Putting this information together, a Rakdos deck needs to contain a swarm of low drops that chip away at an opponent’s life total, and a few effects that close the game out through non-combat damage. The combination of the two will produce a deck that’s hard to defend against.


Five-Color: Gates

There are five “Gates matter” cards in Ravnica Allegiance (six if you count Plaza of Harmony). Two are powerful attackers: Gatebreaker Ram and Gate Colossus. Two are strong utility creatures: Gateway Sneak (which draws cards) and Archway Angel (which gains life). One is a conditional board wipe: Gates Ablaze.


The strongest of these cards is Gatebreaker Ram, but it’s not a reason to take all Gates on sight; it’s better to be judicious and only take Gates that share one of your deck’s primary colors. What really pushes a deck to be four or five color is the desire to splash powerful cards: removal or a bomb like Ethereal Absolution taken late in the draft. Alternatively, you may find yourself going down this route if you’re cut from your colors.


Either way, the recommendation is the same: try and stay concentrated within two colors. If one of those colors is Green, look for Open the Gates; if Blue, look for card draw. Save your splashes for late-game cards. And take Gates aggressively. This strategy is difficult to pull off, but it’s a blast to play when it works!

Five-Color: Excessive Optimism

In her very last Guilds of Ravnica draft, my daughter drafted a solid Selesnya deck - until pack 3. Then she opened Niv-Mizzet, Parun.

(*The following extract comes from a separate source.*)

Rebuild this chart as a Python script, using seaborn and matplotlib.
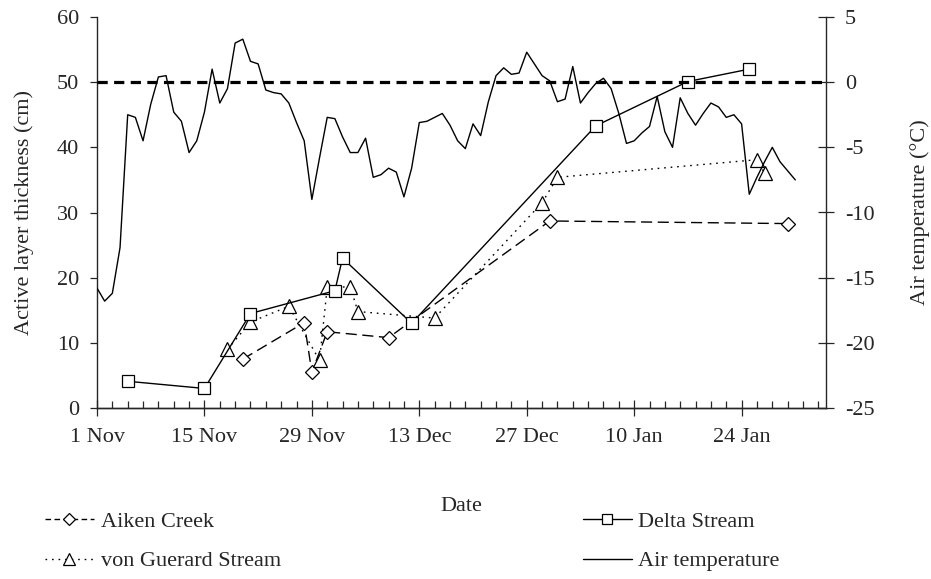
import matplotlib
matplotlib.use("Agg")
import matplotlib.pyplot as plt
from matplotlib.ticker import FixedLocator, MultipleLocator
import seaborn as sns

# ---------------- data (days since 1 Nov) ----------------
tick_days = [0, 14, 28, 42, 56, 70, 84]
tick_labels = ["1 Nov", "15 Nov", "29 Nov", "13 Dec", "27 Dec", "10 Jan", "24 Jan"]

aiken_days = [19, 27, 28, 30, 38, 59, 90]
aiken_depth = [7.5, 13.1, 5.5, 11.7, 10.8, 28.7, 28.3]

delta_days = [4, 14, 20, 31, 32, 41, 65, 77, 85]
delta_depth = [4.1, 3.0, 14.5, 18.0, 23.0, 13.0, 43.3, 50.1, 52.0]

vg_days = [17, 20, 25, 29, 30, 33, 34, 44, 58, 60, 86, 87]
vg_depth = [9.0, 13.2, 15.6, 7.3, 18.5, 18.6, 14.8, 13.8, 31.5, 35.4, 38.1, 36.0]

temp_days = list(range(92))
temp_values = [
    -15.8, -16.8, -16.2, -12.7, -2.5, -2.7, -4.5, -1.7, 0.4, 0.5,
    -2.3, -3.0, -5.4, -4.5, -2.3, 1.0, -1.6, -0.5, 3.0, 3.3,
    1.6, 1.4, -0.6, -0.8, -0.9, -1.6, -3.1, -4.5, -9.0, -5.8,
    -2.7, -2.8, -4.2, -5.4, -5.4, -4.3, -7.3, -7.1, -6.6, -6.9,
    -8.8, -6.6, -3.1, -3.0, -2.7, -2.4, -3.3, -4.5, -5.1, -3.2,
    -4.1, -1.5, 0.5, 1.1, 0.6, 0.7, 2.3, 1.4, 0.5, 0.1,
    -1.5, -1.3, 1.2, -1.6, -0.8, -0.1, 0.3, -0.5, -2.4, -4.7,
    -4.5, -3.9, -3.4, -1.1, -3.8, -5.0, -1.2, -2.4, -3.3, -2.4,
    -1.6, -1.9, -2.7, -2.5, -3.2, -8.6, -7.3, -6.1, -5.0, -6.1,
    -6.8, -7.5,
]

# ---------------- style ----------------
sns.set_style("ticks")
plt.rcParams["font.family"] = ["Liberation Serif", "DejaVu Serif"]
plt.rcParams["font.size"] = 16
plt.rcParams["axes.linewidth"] = 1.0

fig = plt.figure(figsize=(9.31, 5.79), dpi=100)
ax = fig.add_axes([97 / 931, 1 - 408 / 579, (826 - 97) / 931, (408 - 17) / 579])
ax2 = ax.twinx()

mk = dict(color="black", linewidth=1.0, markerfacecolor="white",
          markeredgecolor="black", markeredgewidth=0.9, estimator=None)

sns.lineplot(x=aiken_days, y=aiken_depth, ax=ax, marker="D", markersize=7,
             linestyle=(0, (8, 4)), label="Aiken Creek", **mk)
sns.lineplot(x=vg_days, y=vg_depth, ax=ax, marker="^", markersize=10,
             linestyle=(0, (1.2, 3.5)), label="von Guerard Stream", **mk)
sns.lineplot(x=delta_days, y=delta_depth, ax=ax, marker="s", markersize=8.5,
             linestyle="-", label="Delta Stream", **mk)

sns.lineplot(x=temp_days, y=temp_values, ax=ax2, color="black", linewidth=1.0,
             estimator=None, label="Air temperature")
ax2.axhline(0, color="black", linewidth=2.3, linestyle=(0, (3.2, 2.0)))

# ---------------- axes ----------------
ax.set_xlim(0, 95)
ax.set_ylim(0, 60)
ax2.set_ylim(-25, 5)
ax.set_yticks([0, 10, 20, 30, 40, 50, 60])
ax2.set_yticks([-25, -20, -15, -10, -5, 0, 5])
ax2.set_yticklabels(["-25", "-20", "-15", "-10", "-5", "0", "5"])

ax.xaxis.set_major_locator(FixedLocator(tick_days))
ax.set_xticklabels(tick_labels)
ax.xaxis.set_minor_locator(MultipleLocator(2))

ax.tick_params(axis="x", which="major", direction="inout", length=11, width=0.9, pad=9, labelsize=16)
ax.tick_params(axis="x", which="minor", direction="in", length=5, width=0.9)
ax.tick_params(axis="y", direction="out", length=5, width=0.9, pad=8, labelsize=16)
ax2.tick_params(axis="y", direction="inout", length=11, width=0.9, pad=8, labelsize=16)

for a in (ax, ax2):
    a.spines["top"].set_visible(False)
    for s in a.spines.values():
        s.set_linewidth(1.0)
ax2.spines["left"].set_visible(False)
ax.spines["right"].set_visible(False)

ax.set_xlabel("Date", fontsize=16, labelpad=36)
ax.set_ylabel("Active layer thickness (cm)", fontsize=16, labelpad=16)
ax2.set_ylabel("Air temperature (°C)", fontsize=16, labelpad=26)

# ---------------- legend ----------------
h1, l1 = ax.get_legend_handles_labels()
h2, l2 = ax2.get_legend_handles_labels()
if ax.get_legend():
    ax.get_legend().remove()
if ax2.get_legend():
    ax2.get_legend().remove()
hd = dict(zip(l1 + l2, h1 + h2))
order = ["Aiken Creek", "von Guerard Stream", "Delta Stream", "Air temperature"]
leg = fig.legend([hd[k] for k in order], order, loc="upper left",
                 bbox_to_anchor=(45 / 931, 1 - 511 / 579), ncol=2, frameon=False,
                 fontsize=16, handlelength=2.2, handletextpad=0.3,
                 columnspacing=13.6, labelspacing=0.87, borderpad=0, borderaxespad=0)
leg_lines = leg.get_lines()
leg_lines[0].set_linestyle((0, (4, 2.5)))
leg_lines[0].set_markersize(6)
leg_lines[1].set_markersize(8)
leg_lines[2].set_markersize(7)

fig.savefig("out.png", dpi=100)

Having only been on the receiving end of the dragon’s fury, she promptly snatched him up. Then she spiraled out of control, picking every Gate and any other card that caught her eye, no matter the color.

Did she win the Draft? Nope! Did she win a match? Nope! But she did play a game where she somehow cast Conclave Cavalier and Niv-Mizzet, Parun on the same turn. Afterwards she was ecstatic. “Best. Draft. Ever!”


I don’t recommend going down this route. But hey, doing so may just change your life.